Select a string you wish to filter out (altogether with the whole line it is on), press Ctrl+H:
add .* before the string and .* after the string, so it would look like .*string.*, then select “Regular expression” and click Replace All. This will remove all lines containing your string, leaving an empty line instead.
These blank lines can easily be removed using a Notepad++ plugin (if missing, install it with Plugin manager): TextFX -> TextFX Edit -> Delete Blank Lines (select all text first).
4. Notepad++ color highlights
Next, we will use the guideline from https://darekkay.com/blog/turn-notepad-into-a-log-file-analyzer/ to create the same colorful highlights as in Highlighter, but Better! Because we can have the highlights automatically done for us, depending on keywords, every time we open the same type of log file, without having to re-define them and re-highlight again.
The technique is especially useful for more complex logs (for example, when analyzing an MFT table from a Windows operating system) and searching for multiple IOCs (indicators of compromise) – highlighting key values on file opening and selecting your custom language (you can define separate languages per log / file type) saves a ton of time.
5. Working with LogExpert to repeat the same analysis
In my opinion this program is the least efficient in terms of speed of the three – but I’ve seen the least amount of crashes with it and it also has some unique features like time syncing and tail-ing a live log file while filtering which are not present anywhere else. That is why you will benefit from learning how to use it, when the time comes to use these specific features.

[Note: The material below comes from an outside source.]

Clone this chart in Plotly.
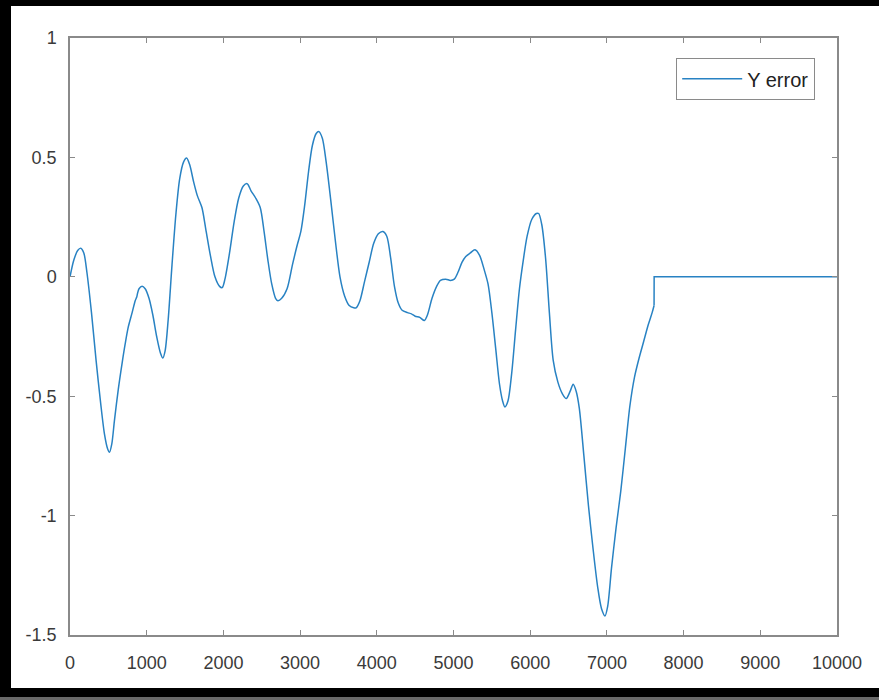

Before you proceed, I recommend you view the following video:
For me, being able to open a new tab from the filter I choose enables me to have multiple views of the same log file depending on the different information I want to extract from each tab. For example, you could extract the actions of 10 different IP addresses or users in 10 different tabs and compare them.
6. Filtering in LogExpert
Double-clicking on a line enables you to select strings to search on. Right-clicking on a word or two allows you to choose to filter for the current selection (or press Ctrl+F), which opens a lower pane with the selection already filtered.
But that is not all. When you click the Show Advanced button, you can select “Invert match” and click on Search again – which essentially is the same as removing all lines containing that text and filtering them out. Then you can click on “Filter to tab”. After just a few iterations of selecting more unneeded text, invert filter searching and filtering to a new tab we are left with roughly 2000 lines – just as with the examples above, and can do our analysis in a cleaner environment.
If you keep the tabs open you can come back and change your filtering ideas, open new tabs – the program is very memory efficient and will not slow your computer down with multiple tabs open.
7. Highlighting with LogExpert
In Options > Highlighting and triggers, by editing the default group, you can do the following:
type your search string, select the foreground and background colors and click on Add. Now lines containing that string will be colored as per your selection.
Windows Log Analysis
A really nice program is described in detail here – http://www.ghacks.net/2016/03/22/logwizard-windows-log-viewer/ – and I would recommend you to read that article and try the program out. It is one of the few free ones with that much functionality.
Now… for the star of our show:
EMEditor is the best text editor I have found in my DFIR career. If you need to open files up to 240 GB in size and easily search in them, that is the tool for you.
From now on you will be able to utilize your newly learned skills to glance over, filter and analyze huge files more effectively. This applies to security logs, MFT listings, anything which requires getting rid of large chunks of useless information in order to find the needle in the haystack. Essentially, what you’re doing is marking all hay as hay and filtering it out – leaving you with a few strands of unknown material and your needle!